Salvador, whose Catalan poems from Navegant Obscur adorn Poiemusia, creates a human, narrative quality, an additional flow that is matched by the female voice of the late Montse Anfruns. “They are two opposing voices,” Pep explains. “Their contributions are different and, for me, complementary. Salvador, author of the poems, gives them an absolutely tangible interiority. His voice exudes emotion: every word, every phrase.
“The Montse voice is much more vehement. Every time I hear the recording, and I have done countless times, I still feel it’s as fresh and evocative as when we did the concert.”
Pep Llopis grew up in the town of Lliria in the province of Valencia. He was fascinated by music as a child, and listened to local bands that would adapt classical pieces. With the advent of The Beatles in the 1960s, he came to love pop and rock ‘n’ roll, and with the classical knowledge he’d acquired studying piano at the Valencia Conservatory, he began to play in bands himself.
“I played in groups making versions of the successes of the moment, until I needed to compose. It was a creative necessity,” Pep says. “I commenced to compose my own music for the scene and for my concerts. Those first sound references took body in my compositions. I think that from the mix of classical and pop was born my inclination towards a music that had no barriers, and could combine the richest of both.”
He formed the band Cotó-en-Pèl in 1976. They would draw inspiration from the most ambitious progressive rock of the era, from King Crimson to Yes. In Pep’s solo compositions, though, can be heard echoes of ambient and minimalist masters.
“I was very interested in classical musicians like Karlheinz Stockhausen who approached the modes and sounds of pop and Oriental traditional music, and also others like Brian Eno that broke with the strict molds of pop to create new sound fields.”

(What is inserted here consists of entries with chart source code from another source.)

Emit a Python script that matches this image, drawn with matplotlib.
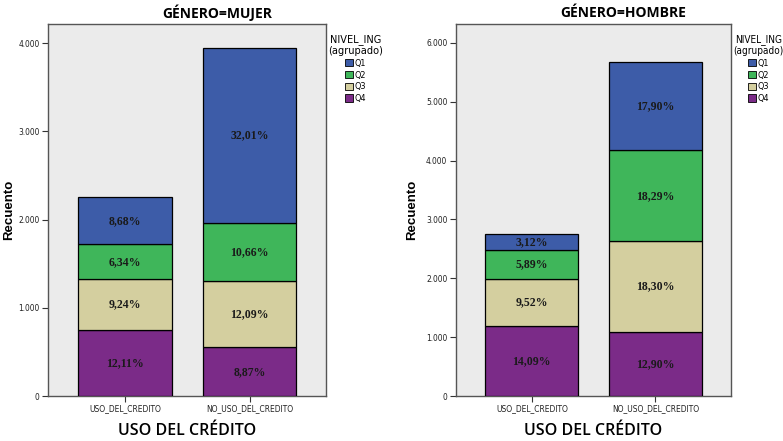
import matplotlib.pyplot as plt
from matplotlib.patches import Patch

# categories on the x axis and income levels (stack order bottom -> top is Q4, Q3, Q2, Q1)
categories = ["USO_DEL_CREDITO", "NO_USO_DEL_CREDITO"]
levels = ["Q1", "Q2", "Q3", "Q4"]

# counts
mujer_q1 = [538, 1985]
mujer_q2 = [393, 661]
mujer_q3 = [573, 750]
mujer_q4 = [751, 550]
mujer_pct_q1 = ["8,68%", "32,01%"]
mujer_pct_q2 = ["6,34%", "10,66%"]
mujer_pct_q3 = ["9,24%", "12,09%"]
mujer_pct_q4 = ["12,11%", "8,87%"]

hombre_q1 = [263, 1509]
hombre_q2 = [497, 1542]
hombre_q3 = [803, 1543]
hombre_q4 = [1188, 1087]
hombre_pct_q1 = ["3,12%", "17,90%"]
hombre_pct_q2 = ["5,89%", "18,29%"]
hombre_pct_q3 = ["9,52%", "18,30%"]
hombre_pct_q4 = ["14,09%", "12,90%"]

mujer_ticks = [0, 1000, 2000, 3000, 4000]
hombre_ticks = [0, 1000, 2000, 3000, 4000, 5000, 6000]

colors = {"Q1": "#3d5ca8", "Q2": "#3fb65a", "Q3": "#d4cf9f", "Q4": "#7b2b88"}
narrow = {"family": "DejaVu Sans", "stretch": "condensed"}
serif = ["Liberation Serif", "DejaVu Serif"]
sans = ["Open Sans", "DejaVu Sans"]

fig = plt.figure(figsize=(7.83, 4.41), dpi=100)
ax_m = fig.add_axes([0.0613, 0.102, 0.355, 0.8435])
ax_h = fig.add_axes([0.582, 0.102, 0.3516, 0.8435])


def fmt_thousands(v):
    if v == 0:
        return "0"
    return f"{int(v):,}".replace(",", ".")


def draw_panel(ax, series, labels, ticks, ymax, ylab_x, title_size):
    x = list(range(len(categories)))
    bottom = [0] * len(categories)
    # stack from Q4 at the bottom up to Q1
    for lvl in ["Q4", "Q3", "Q2", "Q1"]:
        vals = series[lvl]
        ax.bar(x, vals, width=0.75, bottom=bottom, color=colors[lvl],
               edgecolor="black", linewidth=0.9, zorder=3)
        for i, v in enumerate(vals):
            ax.text(x[i], bottom[i] + v / 2, labels[lvl][i], ha="center", va="center",
                    fontsize=8.5, fontweight="bold", family=serif, color="#1a1a1a", zorder=4)
        bottom = [b + v for b, v in zip(bottom, vals)]

    ax.set_facecolor("#ebebeb")
    ax.set_xlim(-0.616, 1.612)
    ax.set_ylim(0, ymax)
    ax.set_xticks(x)
    ax.set_xticklabels(categories, fontsize=6, color="#222222", **narrow)
    ax.set_yticks(ticks)
    ax.set_yticklabels([fmt_thousands(t) for t in ticks], fontsize=6, color="#222222", **narrow)
    ax.tick_params(axis="both", length=4, width=0.8, color="#333333", pad=2)
    for s in ax.spines.values():
        s.set_color("#555555")
        s.set_linewidth(1.0)
    ax.set_xlabel("USO DEL CRÉDITO", family=sans, fontsize=11.5, fontweight="semibold", labelpad=7)
    ax.set_ylabel("Recuento", family=["Liberation Sans", "DejaVu Sans"], fontsize=9.5,
                  fontweight="bold")
    ax.yaxis.set_label_coords(ylab_x, 0.5)

    handles = [Patch(facecolor=colors[l], edgecolor="black", linewidth=0.6) for l in levels]
    leg = ax.legend(handles, levels, title="NIVEL_ING\n(agrupado)", loc="upper left",
                    bbox_to_anchor=(1.0, 0.98), frameon=False, handlelength=0.85,
                    handleheight=0.85, handletextpad=0.15, labelspacing=0.3,
                    borderaxespad=0.05, borderpad=0.2,
                    prop={"family": "DejaVu Sans", "stretch": "condensed", "size": 6.5})
    title = leg.get_title()
    title.set_family("DejaVu Sans")
    title.set_stretch("condensed")
    title.set_fontsize(title_size)
    title.set_multialignment("center")


draw_panel(ax_m,
           {"Q1": mujer_q1, "Q2": mujer_q2, "Q3": mujer_q3, "Q4": mujer_q4},
           {"Q1": mujer_pct_q1, "Q2": mujer_pct_q2, "Q3": mujer_pct_q3, "Q4": mujer_pct_q4},
           mujer_ticks, 4215, -0.12, 7.8)
draw_panel(ax_h,
           {"Q1": hombre_q1, "Q2": hombre_q2, "Q3": hombre_q3, "Q4": hombre_q4},
           {"Q1": hombre_pct_q1, "Q2": hombre_pct_q2, "Q3": hombre_pct_q3, "Q4": hombre_pct_q4},
           hombre_ticks, 6318, -0.137, 7.2)

fig.text(217 / 783, 1 - 13 / 441, "GÉNERO=MUJER", ha="center", va="center",
         family=sans, fontsize=10, fontweight="bold")
fig.text(623 / 783, 1 - 13 / 441, "GÉNERO=HOMBRE", ha="center", va="center",
         family=sans, fontsize=10, fontweight="bold")

fig.savefig("out.png", dpi=100, facecolor="white")
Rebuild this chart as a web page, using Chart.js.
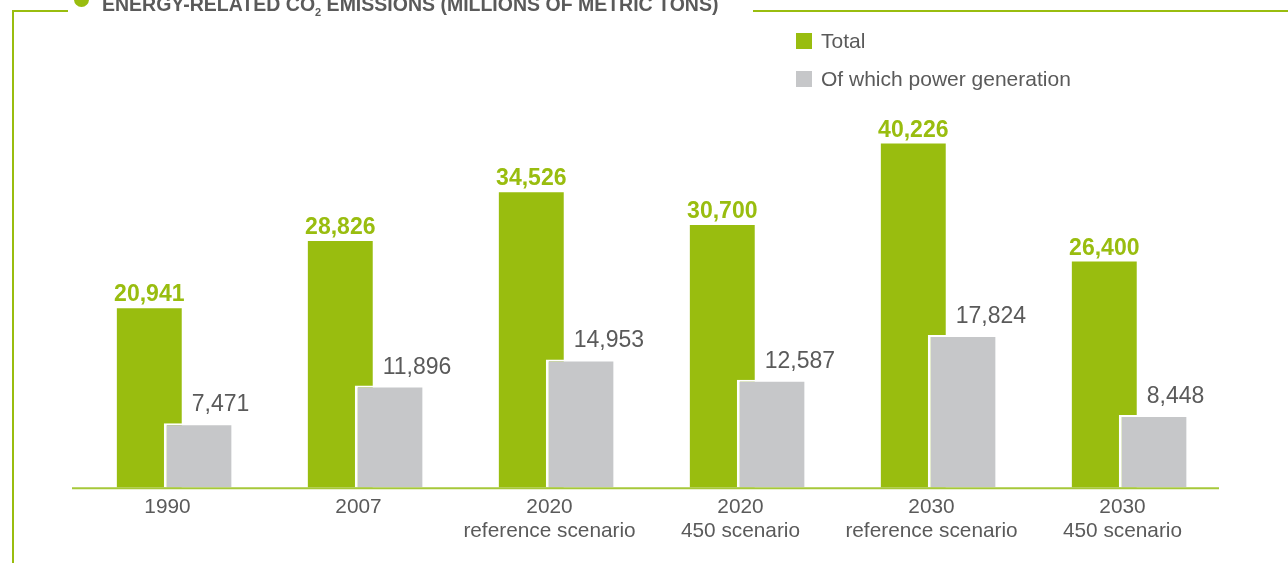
<!DOCTYPE html>
<html>
<head>
<meta charset="utf-8">
<title>Energy-related CO2 emissions</title>
<script src="https://cdn.jsdelivr.net/npm/chart.js@4/dist/chart.umd.min.js"></script>
<style>
    html, body { margin: 0; padding: 0; background: #fff; overflow: hidden; }
    #wrap { position: relative; width: 1288px; height: 563px; font-family: "Liberation Sans", Arial, sans-serif; }
    #wrap canvas { position: absolute; left: 0; top: 0; }
    .frame { position: absolute; background: #99bd0f; }
    .dot { position: absolute; left: 74px; top: -8px; width: 15px; height: 15px; border-radius: 50%; background: #99bd0f; }
    .title { position: absolute; left: 102px; top: -5px; font-size: 19.5px; line-height: 19.5px; font-weight: bold; color: #5a5a5a; white-space: nowrap; }
    .title sub { font-size: 11px; vertical-align: -5px; line-height: 0; }
    .legend-item { position: absolute; left: 796px; font-size: 21px; line-height: 21px; color: #5a5a5a; white-space: nowrap; }
    .legend-item span { display: inline-block; width: 16px; height: 16px; margin-right: 9px; vertical-align: -1px; }
</style>
</head>
<body>
<div id="wrap">
    <canvas id="co2Chart" width="1288" height="563"></canvas>
    <div class="frame" style="left:12px; top:10px; width:2px; height:553px;"></div>
    <div class="frame" style="left:12px; top:10px; width:56px; height:2px;"></div>
    <div class="frame" style="left:753px; top:10px; width:535px; height:2px;"></div>
    <div class="dot"></div>
    <div class="title">ENERGY-RELATED CO<sub>2</sub> EMISSIONS (MILLIONS OF METRIC TONS)</div>
    <div class="legend-item" style="top:30px;"><span style="background:#99bd0f;"></span>Total</div>
    <div class="legend-item" style="top:68px;"><span style="background:#c6c7c9;"></span>Of which power generation</div>
</div>

<script>
// Chart data
const categories = [
    ['1990'],
    ['2007'],
    ['2020', 'reference scenario'],
    ['2020', '450 scenario'],
    ['2030', 'reference scenario'],
    ['2030', '450 scenario']
];
const totalEmissions = [20941, 28826, 34526, 30700, 40226, 26400];
const powerGeneration = [7471, 11896, 14953, 12587, 17824, 8448];

const GREEN = '#99bd0f';
const GREY = '#c6c7c9';
const TEXT = '#5a5a5a';

// Draw datasets in index order so the grey bar overlaps the green one
const drawOrder = {
    id: 'drawOrder',
    beforeDatasetDraw: function(chart) {
        return !!chart.$manualDraw;
    },
    afterDatasetsDraw: function(chart) {
        chart.$manualDraw = true;
        chart.data.datasets.forEach(function(ds, i) {
            chart.getDatasetMeta(i).controller.draw();
        });
        chart.$manualDraw = false;
    }
};

// Baseline along the zero line
const baseline = {
    id: 'baseline',
    beforeDatasetsDraw: function(chart) {
        const ctx = chart.ctx;
        const y = chart.scales.y.getPixelForValue(0) + 1;
        ctx.save();
        ctx.strokeStyle = '#a6c83a';
        ctx.lineWidth = 2;
        ctx.beginPath();
        ctx.moveTo(chart.chartArea.left - 6, y);
        ctx.lineTo(chart.chartArea.right - 5, y);
        ctx.stroke();
        ctx.restore();
    }
};

// Value labels above the bars
const valueLabels = {
    id: 'valueLabels',
    afterDatasetsDraw: function(chart) {
        const ctx = chart.ctx;
        ctx.save();
        ctx.textBaseline = 'alphabetic';
        chart.getDatasetMeta(0).data.forEach(function(bar, i) {
            ctx.font = 'bold 23px "Liberation Sans", Arial, sans-serif';
            ctx.fillStyle = GREEN;
            ctx.textAlign = 'center';
            ctx.fillText(totalEmissions[i].toLocaleString('en-US'), bar.x, bar.y - 7);
        });
        chart.getDatasetMeta(1).data.forEach(function(bar, i) {
            ctx.font = '23px "Liberation Sans", Arial, sans-serif';
            ctx.fillStyle = TEXT;
            ctx.textAlign = 'left';
            ctx.fillText(powerGeneration[i].toLocaleString('en-US'), bar.x - 6, bar.y - 12);
        });
        ctx.restore();
    }
};

new Chart(document.getElementById('co2Chart'), {
    type: 'bar',
    data: {
        labels: categories,
        datasets: [{
            label: 'Total',
            data: totalEmissions,
            backgroundColor: GREEN,
            borderWidth: 0,
            barPercentage: 1.34
        }, {
            label: 'Of which power generation',
            data: powerGeneration,
            backgroundColor: GREY,
            borderColor: '#ffffff',
            borderWidth: { left: 3, top: 2, right: 0, bottom: 0 },
            borderSkipped: false,
            barPercentage: 1.40
        }]
    },
    options: {
        responsive: false,
        animation: false,
        devicePixelRatio: 1,
        categoryPercentage: 0.507,
        layout: {
            padding: { left: 78, right: 64, top: 60, bottom: 12 }
        },
        plugins: {
            legend: { display: false },
            tooltip: { enabled: false }
        },
        scales: {
            x: {
                grid: { display: false, drawTicks: false },
                border: { display: false },
                ticks: {
                    color: TEXT,
                    padding: 8,
                    labelOffset: -6,
                    font: { family: '"Liberation Sans", Arial, sans-serif', size: 20.8, lineHeight: 1.15 }
                }
            },
            y: {
                display: false,
                min: 0,
                max: 50000
            }
        }
    },
    plugins: [baseline, drawOrder, valueLabels]
});
</script>
</body>
</html>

Steve Reich (and other American minimalists) looms large as an influence upon Poiemusia. “At the time I drank as much as I could of the minimalist American stream, from La Monte Young, Steve Reich and Philip Glass. It is clear that the central part of ‘El Vell Rei de la Serp’ is a tribute to Steve Reich,” he says.
That Poiemusia La Nau Dels Argonautes will now reach more listeners than ever is a source of delight for Pep. He views the increased sophistication of reissue culture (when carried out by impassioned individuals and independent labels) as a positive development.
“I think it is commendable work by all those people and record labels that have the courage to undertake these reissues,” he says. “The works are born again, come back to life and are revalued. I am not referring to the economic aspect, but to the cultural aspect. At this point the broadcast channels are infinitely superior to those we had in the past, and this offers the possibility that many more people have access to the works.”
Music is still Pep’s great love. He’s currently working on two film soundtracks and a stage production, and recently won a Premio MAX award for Best Musical Composition For a Stage Show, after collaborating with dance company Ananda Dansa (with whom he has enjoyed a relationship since 1984). Poiemusia will be in more homes and minds than ever before, and seems to have helped fuel Pep’s fire. “Although I have composed many works, I do not think I will stop doing it. I hope to continue winding up my mind and my instruments for a long time.”